CAMPUS SECURITY. A bill (H.R. 5844) introduced by Rep. Patrick Meehan (R-PA) would make clarifications to the Jean Clery Disclosure of Campus Security Policy and Campus Crime Statistics Act.

The bill would require that schools provide students and employees with a list of the persons in each department, along with their titles, to whom campus security issues should be reported. The bill would also include criminal offenses involving minors in the annual security report.

In addition, H.R. 5844 would require that schools take steps to protect the personally identifiable information of victims during the reporting process. The bill would require that schools designate an individual to serve as a “campus security authority coordinator” and provide that individual with the appropriate training. The measure would also distinguish between intentional violation and negligence when imposing civil penalties on schools that violate the law.

H.R. 5844 has six cosponsors and has been referred to the House Education and the Workforce Committee.

SCHOOL SAFETY. A bill (H.R. 5690) introduced by Rep. Steve Israel (D-NY) would provide grants to public elementary and secondary schools to train nurses on biological and chemical events.

Under the bill, nurses would be trained to serve as first responders and crisis managers in the event that their school was hit by a biological or chemical attack or an outbreak of pandemic flu.

H.R. 5690 has four cosponsors and has been referred to the House Energy and Commerce Committee’s Subcommittee on Health.

STATE LEGISLATION

Delaware
SOCIAL MEDIA. A bill (H.B. 308) currently pending in the Delaware House of Representatives after being approved by the House Telecommunication, Internet, and Technology Committee would prohibit employers from requesting passwords to social media sites as a condition of employment.

In addition, the bill would prohibit employers from requiring employees to log on to a social media site in the employer’s presence or from accessing the site via an associate of the employee. The bill would make it illegal for employers to discharge, discipline, or otherwise penalize an employee for failing to disclose such information.

The bill was amended in committee to add language exempting employers in certain circumstances. For example, in cases where an employer has credible information that workplace violence may be imminent, the employer may question the subject employee about postings on social network sites.
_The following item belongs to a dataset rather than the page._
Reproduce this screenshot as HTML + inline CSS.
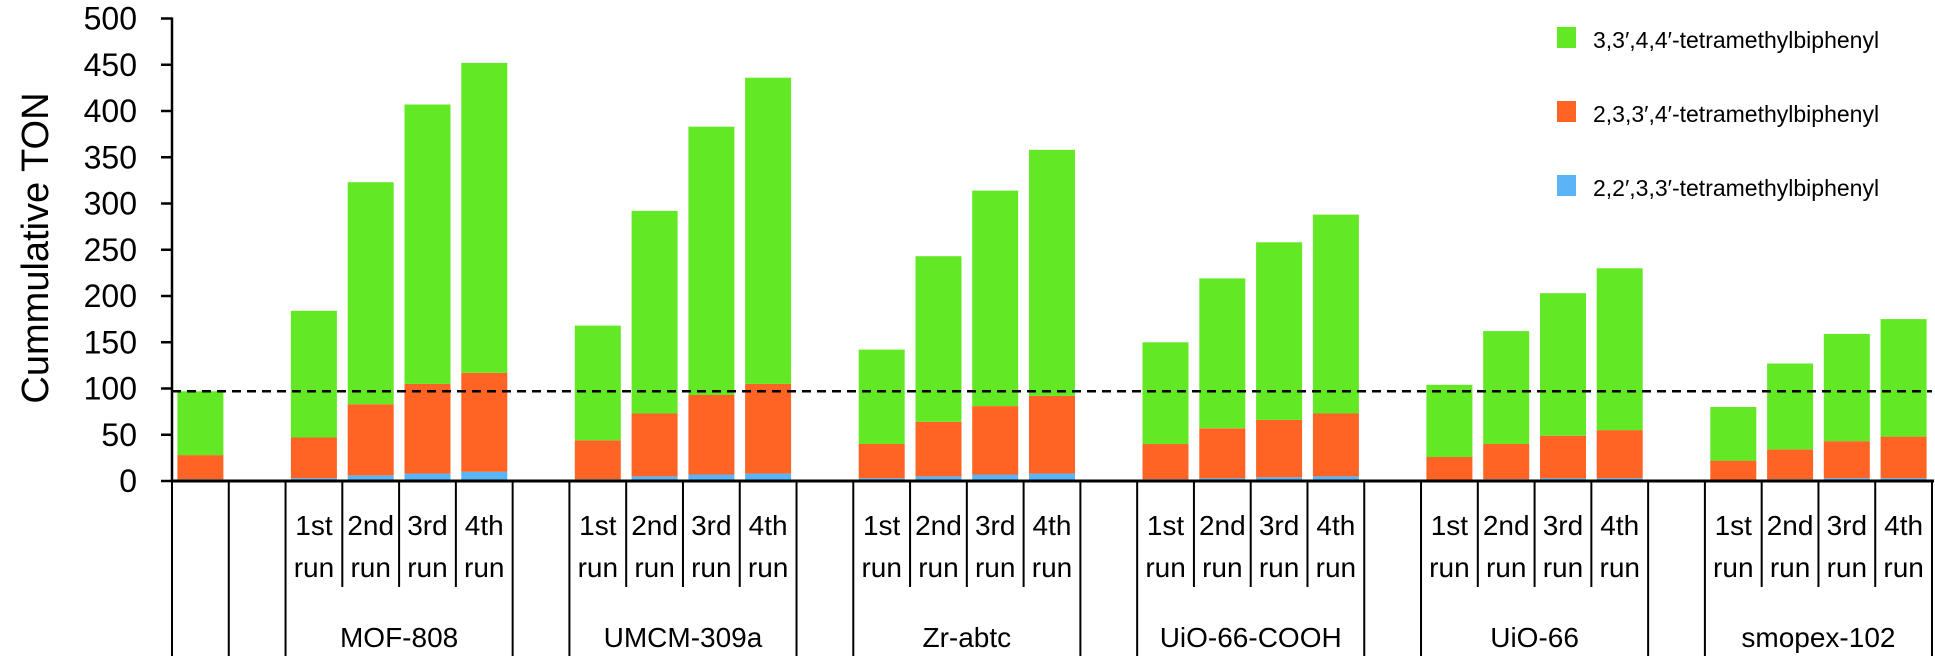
<!DOCTYPE html>
<html><head><meta charset="utf-8"><style>
body{margin:0;background:#fff;}
svg text{font-family:"Liberation Sans",sans-serif;fill:#000;}
</style></head><body>
<svg id="chart" width="1935" height="656" viewBox="0 0 1935 656" xmlns="http://www.w3.org/2000/svg">
<g id="bars"></g>
<g id="axes"></g>
<text transform="translate(48,248) rotate(-90)" text-anchor="middle" font-size="38">Cummulative TON</text>
<g>
 <g><rect x="1557" y="27" width="19" height="21" fill="#62e825"/><text x="1593" y="48" font-size="23">3,3′,4,4′-tetramethylbiphenyl</text></g>
 <g><rect x="1557" y="101" width="19" height="21" fill="#ff6424"/><text x="1593" y="122" font-size="23">2,3,3′,4′-tetramethylbiphenyl</text></g>
 <g><rect x="1557" y="175" width="19" height="21" fill="#5ab4f5"/><text x="1593" y="196" font-size="23">2,2′,3,3′-tetramethylbiphenyl</text></g>
</g>
</svg>
<script>
// slot index of each bar (31 slots, gaps between groups)
const slots = [0, 2,3,4,5, 7,8,9,10, 12,13,14,15, 17,18,19,20, 22,23,24,25, 27,28,29,30];
const totals = [97, 184,323,407,452, 168,292,383,436, 142,243,314,358, 150,219,258,288, 104,162,203,230, 80,127,159,175];
const orangeTops = [28, 47,83,105,117, 44,73,93,105, 40,64,81,92, 40,57,66,73, 26,40,49,55, 22,34,43,48];
const blueVals = [2, 3,6,8,10, 2,5,7,8, 3,5,7,8, 2,3,4,5, 1,2,3,3, 1,2,3,3];
const runLabels = ["1st","2nd","3rd","4th"];
const groups = ["MOF-808","UMCM-309a","Zr-abtc","UiO-66-COOH","UiO-66","smopex-102"];
const groupStarts = [2,7,12,17,22,27];
const yTicks = [0,50,100,150,200,250,300,350,400,450,500];
const refLine = 97;

const NS="http://www.w3.org/2000/svg";
const X0=172, X1=1932, NSLOT=31, SW=(X1-X0)/NSLOT, BW=46;
const Y0=481, PPU=0.925;
const y = v => Y0 - v*PPU;
const xs = s => X0 + s*SW;
function mk(tag, attrs, parent){const e=document.createElementNS(NS,tag);for(const k in attrs)e.setAttribute(k,attrs[k]);parent.appendChild(e);return e;}
const bars=document.getElementById('bars'), axes=document.getElementById('axes');

slots.forEach((s,i)=>{
  const bx = xs(s)+(SW-BW)/2;
  const segs=[[0,blueVals[i],'#5ab4f5','blue'],[blueVals[i],orangeTops[i],'#ff6424','orange'],[orangeTops[i],totals[i],'#62e825','green']];
  segs.forEach(sg=>{
    const r=mk('rect',{x:bx.toFixed(1),y:y(sg[1]).toFixed(1),width:BW,height:((sg[1]-sg[0])*PPU).toFixed(1),fill:sg[2]},bars);
    
    
  });
});

// ref dashed line
const dl=mk('line',{x1:X0,x2:X1,y1:y(refLine),y2:y(refLine),stroke:'#000','stroke-width':2.5,'stroke-dasharray':'9,6'},axes);



// y axis
const ya=mk('line',{x1:X0,x2:X0,y1:y(500)-1,y2:Y0+1,stroke:'#000','stroke-width':2.5},axes);


yTicks.forEach(t=>{
  const tk=mk('line',{x1:X0-11,x2:X0,y1:y(t),y2:y(t),stroke:'#000','stroke-width':2.5},axes);
  
  
  const tx=mk('text',{x:137,y:y(t)+11,'text-anchor':'end','font-size':32},axes);
  tx.textContent=t;
  
  
});
// x axis
const xa=mk('line',{x1:X0,x2:X1+2,y1:Y0,y2:Y0,stroke:'#000','stroke-width':3},axes);


// separators
const full=[0,1,2,6,7,11,12,16,17,21,22,26,27,31];
for(let s=0;s<=NSLOT;s++){
  const isFull=full.includes(s);
  const inner=groupStarts.some(g=>s>g&&s<g+4);
  if(!isFull&&!inner)continue;
  const l=mk('line',{x1:xs(s),x2:xs(s),y1:Y0,y2:isFull?656:587,stroke:'#000','stroke-width':2},axes);
  
  
}
groupStarts.forEach((g,gi)=>{
  for(let r=0;r<4;r++){
    const cx=xs(g+r)+SW/2;
    const t1=mk('text',{x:cx,y:535,'text-anchor':'middle','font-size':28},axes);
    t1.textContent=runLabels[r];
    
    
    const t2=mk('text',{x:cx,y:577,'text-anchor':'middle','font-size':28},axes);
    t2.textContent='run';
    
    
  }
  const gt=mk('text',{x:xs(g)+2*SW,y:647,'text-anchor':'middle','font-size':28},axes);
  gt.textContent=groups[gi];
  
  
});
</script>
</body></html>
The amendments also clarify that employers are permitted to access an employee’s public social networking site profile.

New York
WORKPLACE BULLYING. A bill (S.B. 4289) that would provide workers with a civil course of action if they are subjected to an abusive work environment is under consideration in the New York Senate.

The bill would provide legal recourse for employees who are harmed psychologically, physically, or economically by “being deliberately subjected to abusive work environments.” In the bill, an abusive work environment is defined as conduct that a reasonable person would find hostile, offensive, and unrelated to the employer’s legitimate business interests. This conduct could include verbal abuse, such as derogatory remarks or insults; physical conduct that a reasonable person would find threatening, intimidating, or humiliating; or the gratuitous sabotage or undermining of an employee’s work performance. A single act would not constitute abusive conduct under the bill.

Under the measure, retaliation for reporting an abusive work environment could also be subject to legal action.

California
EMPLOYMENT DISCRIMINATION. A bill (A.B. 1964) that would specifically outlaw discrimination based on the wearing of religious clothing or hairstyles has been approved by the California Assembly and is now pending in the California Senate.

The bill would prohibit employers from discriminating against employees or applicants based on religious clothing or hairstyles. Religious garb is defined as any apparel, ornaments, hairstyles, or facial hair that is part of the observance of religious faith by the individual.

The bill notes that accommodation won’t be required if the employee refuses to work with the public or with other employees. The bill also notes that accommodation is not required if it would compromise the health or safety of other employees.

This column should not be construed as legal or legislative advice.